There’s a fine--but defined--line between free speech and bullying.

Free speech is critical in promoting the freedom of thought and expression which supports a richness and diversity of ideas. This freedom can, and often does, lead to social change and cultural shifts.

Recently, that fine line seems to have gotten so thin, it’s hard to see. Maybe this is why so many people are crossing it and getting their feet tangled. Tripping over their logic and justifying name calling, online harassment and bullying as free speech. I don’t think personal attacks were ever meant to be (nor need to be) part of the fabric of our society accepted as a social norm…so why is it on the rise?

What has shifted so much in our culture to lead us to a place where bullying and verbal abuse are blurred with free speech? Where did we lose compassion, tolerance and acceptance? When I look at the USA, I have to wonder if this behaviour is being accepted or is it more that people simply don’t have the energy to get engaged? Are we too passive? Tired? Complacent? Defeated?

These are the answers I get when I ask people what stops them from stepping in and speaking up.

An extension of this complacency can be found by looking at how Remembrance Day is honoured. How many people take a minute out of their day to acknowledge or celebrate it compared to those who celebrate it as a long weekend? If it wasn’t for the sacrifice of previous generations, and their advocacy for our future rights, we wouldn’t have the luxury of ignoring it.

Maybe something is lost in the passing down of the why and how we collectively got to this point in our own history. This context is a critical part of the experience of community and culture. We start losing things when we lose sight of the importance along the way. I think this leads to complacency and the tolerance for the abuse of free speech.

As a society, we’ve become more focused on self rather than the world as a whole. Technology has simultaneously opened up our world and made it easier to be voyeurs in our own space. Human interaction has become optional instead of compulsory. It’s hard to feel compassion for others when we are all so disconnected.

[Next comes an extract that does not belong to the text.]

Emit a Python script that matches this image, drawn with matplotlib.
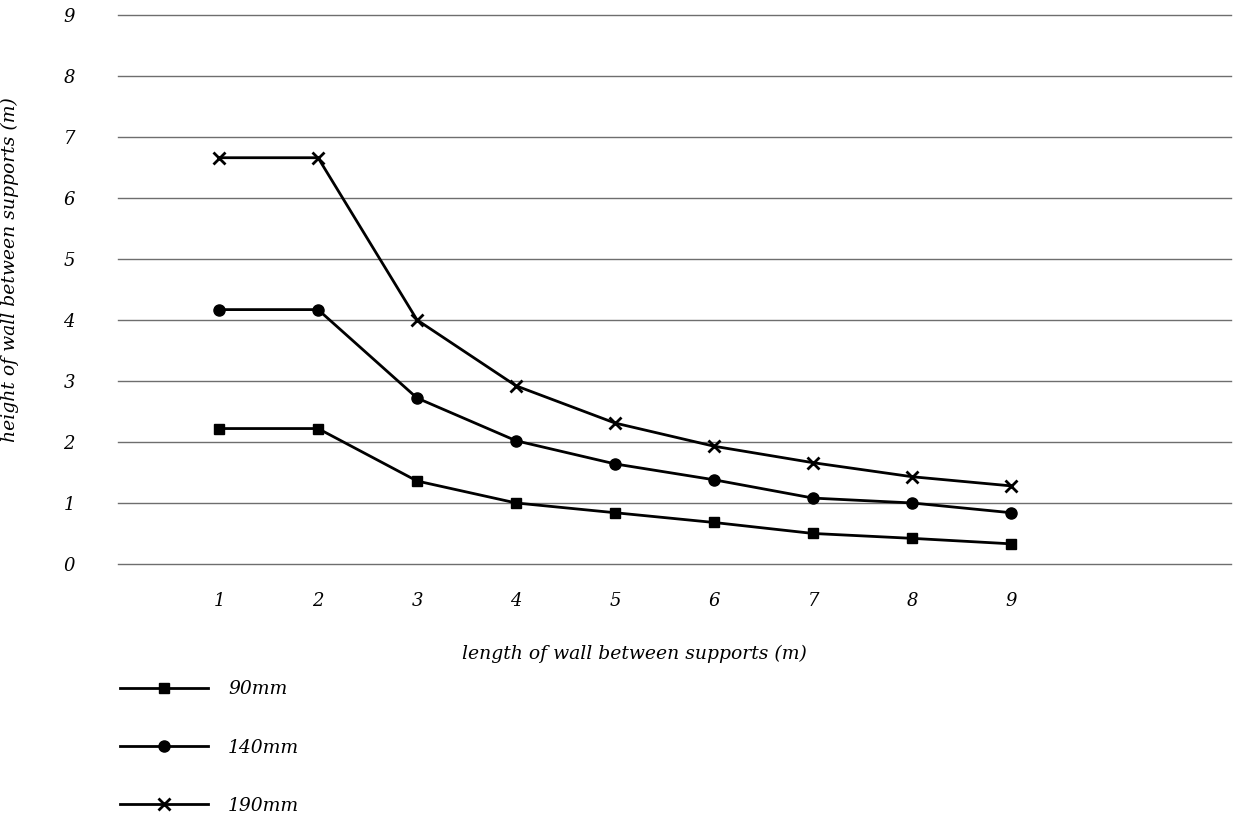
import matplotlib
matplotlib.use("Agg")
import matplotlib.pyplot as plt

# Data
lengths = [1, 2, 3, 4, 5, 6, 7, 8, 9]
h_90mm = [2.22, 2.22, 1.36, 1.0, 0.84, 0.68, 0.50, 0.42, 0.33]
h_140mm = [4.17, 4.17, 2.72, 2.02, 1.64, 1.38, 1.08, 1.0, 0.84]
h_190mm = [6.66, 6.66, 4.0, 2.92, 2.31, 1.93, 1.66, 1.43, 1.28]
y_ticks = [0, 1, 2, 3, 4, 5, 6, 7, 8, 9]

plt.rcParams["font.family"] = ["DejaVu Serif"]
plt.rcParams["font.style"] = "italic"

fig = plt.figure(figsize=(12.4, 8.19), dpi=100)
ax = fig.add_axes([0.0952, 0.3114, 0.8975, 0.6703])

ax.plot(lengths, h_90mm, color="black", lw=2, marker="s", ms=7, label="90mm")
ax.plot(lengths, h_140mm, color="black", lw=2, marker="o", ms=8, label="140mm")
ax.plot(lengths, h_190mm, color="black", lw=2, marker="x", ms=8, mew=2,
        label="190mm")

ax.set_ylim(0, 9)
ax.set_xlim(-0.02, 11.22)
ax.set_yticks(y_ticks)
ax.set_xticks(lengths)
ax.yaxis.grid(True, color="#6e6e6e", lw=1)
for gl in ax.get_ygridlines():
    gl.set_clip_on(False)
ax.set_axisbelow(True)
for s in ax.spines.values():
    s.set_visible(False)
ax.tick_params(axis="both", length=0, labelsize=13)
ax.tick_params(axis="y", pad=31)
ax.tick_params(axis="x", pad=20)

ax.set_xlabel("length of wall between supports (m)", fontsize=13.5)
ax.xaxis.set_label_coords(0.4636, -0.148)
ax.set_ylabel("height of wall between supports (m)", fontsize=13.5)
ax.yaxis.set_label_coords(-0.089, 0.5355)

fig.legend(loc="upper left", bbox_to_anchor=(0.083, 0.190), frameon=False,
           handlelength=4.7, handletextpad=1.07, labelspacing=2.15,
           prop={"style": "italic", "size": 13.5})

fig.savefig("out.png", dpi=100)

Cultural and generational norms also play a part in the growing disconnect and general sense of discombobulation. These influence how our individual values are shaped and these feed into what our overall culture/society looks like.

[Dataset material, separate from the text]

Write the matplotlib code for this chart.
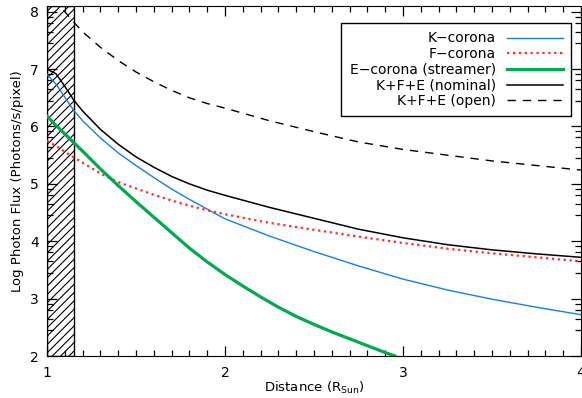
import numpy as np
import matplotlib
matplotlib.use("Agg")
import matplotlib.pyplot as plt
from matplotlib.ticker import FixedLocator, MultipleLocator

# distances (R_sun) and log photon flux
dist = [1.0, 1.05, 1.1, 1.15, 1.2, 1.3, 1.4, 1.5, 1.6, 1.7, 1.8, 1.9, 2.0, 2.25,
        2.5, 2.75, 3.0, 3.25, 3.5, 3.75, 4.0]
k_corona = [6.91, 6.74, 6.51, 6.28, 6.10, 5.80, 5.54, 5.32, 5.11, 4.91, 4.73, 4.56, 4.39, 4.09,
            3.82, 3.57, 3.34, 3.15, 2.99, 2.85, 2.72]
f_corona = [5.75, 5.66, 5.56, 5.46, 5.37, 5.18, 5.03, 4.92, 4.81, 4.71, 4.62, 4.54, 4.47, 4.32,
            4.20, 4.08, 3.97, 3.87, 3.79, 3.72, 3.65]
nominal = [7.0, 6.92, 6.70, 6.46, 6.27, 5.95, 5.69, 5.47, 5.29, 5.13, 5.00, 4.89, 4.80, 4.59,
           4.40, 4.21, 4.06, 3.94, 3.85, 3.78, 3.72]
open_sum = [8.35, 8.17, 8.0, 7.82, 7.65, 7.38, 7.15, 6.95, 6.78, 6.63, 6.50, 6.40, 6.32, 6.10,
            5.91, 5.73, 5.60, 5.50, 5.40, 5.32, 5.24]

e_dist = [1.0, 1.05, 1.1, 1.15, 1.2, 1.3, 1.4, 1.5, 1.6, 1.7, 1.8, 1.9, 2.0, 2.1, 2.2,
          2.3, 2.4, 2.5, 2.6, 2.7, 2.8, 2.9, 2.955]
e_corona = [6.18, 6.02, 5.87, 5.72, 5.57, 5.26, 4.97, 4.69, 4.42, 4.15, 3.88, 3.64, 3.42, 3.22,
            3.03, 2.85, 2.69, 2.55, 2.42, 2.30, 2.18, 2.06, 2.0]

occulter = 1.15
minor_offsets = [0.45, 0.65, 0.81, 0.913]

plt.rcParams['hatch.linewidth'] = 0.8
fig = plt.figure(figsize=(5.82, 3.98), dpi=100)
ax = fig.add_axes([47/582, 42/398, 534/582, 350/398])

ax.axvspan(1.0, occulter, facecolor='none', edgecolor='black', hatch='////', lw=1.0, zorder=1)

ax.plot(dist, k_corona, color='#1b7fd2', lw=1.0, label='K\u2212corona', zorder=3)
ax.plot(dist, f_corona, color='#ff2a2a', lw=1.6, ls=':', label='F\u2212corona', zorder=3)
ax.plot(e_dist, e_corona, color='#00a850', lw=2.3, label='E\u2212corona (streamer)', zorder=3)
ax.plot(dist, nominal, color='black', lw=1.1, label='K+F+E (nominal)', zorder=3)
ax.plot(dist, open_sum, color='black', lw=1.0, dashes=(6, 5), label='K+F+E (open)', zorder=3)

ax.set_xlim(1, 4)
ax.set_ylim(2, 8.1)
ax.xaxis.set_major_locator(FixedLocator([1, 2, 3, 4]))
ax.xaxis.set_minor_locator(MultipleLocator(0.1))
ax.yaxis.set_major_locator(FixedLocator([2, 3, 4, 5, 6, 7, 8]))
ax.yaxis.set_minor_locator(FixedLocator([n + o for n in range(2, 9) for o in minor_offsets]))
ax.tick_params(which='both', direction='in', top=True, right=True, width=0.9, labelsize=10)
ax.tick_params(which='major', length=7)
ax.tick_params(which='minor', length=4)
ax.tick_params(axis='x', pad=7)
ax.tick_params(axis='y', pad=6)

ax.set_xlabel('Distance (R$_{\\mathregular{Sun}}$)', fontsize=9.5, labelpad=0)
ax.set_ylabel('Log Photon Flux (Photons/s/pixel)', fontsize=9.5, labelpad=4)

leg = ax.legend(loc='upper right', bbox_to_anchor=(0.981, 0.951), borderaxespad=0,
                markerfirst=False, fancybox=False, edgecolor='black', framealpha=1,
                fontsize=10, handlelength=4.0, labelspacing=0.12, borderpad=0.6)
leg.get_frame().set_linewidth(1.0)

fig.savefig('out.png', dpi=100)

Together, complacency and prevailing cultural norms create a large problem. If there is an idea that doesn’t fit into the middle of the road, it’s labelled as “different”, and the person generating the idea becomes “other” or not “us”. These people might have something really great to contribute to society, but we are unwilling to listen or have a conversation because the idea seems too far out there, too far from where our minds want to reach.

This is where the line becomes really blurry and leads to dismissing ideas, and by proxy, people. When ideas are invalidated, then we invalidate the person. It seems then acceptable to attack, not just the idea we don’t understand, but the person attached to it. This is NOT free speech in action.

This is bullying.

This is most apparent in politics–especially in the USA. It is starting to happen more and more in Canada too. Where did the rules of conduct go? When we resort to attacking others, we lose an opportunity to bridge a gap or create an understanding of the world and create a polarizing position and isolation.

As a society, we are more comfortable with the familiar and similar, but that doesn’t make it ok to launch a verbal attack on those who are different from us.

Diversity is the strength and foundation that our current world is built on.

Next time you see something that blurs the line between free speech and bullying, I challenge you to step up. If more of us stepped in and rejected complacency, I think we might start to see the return of tolerance, compassion and understanding–and I think we can all use some of that.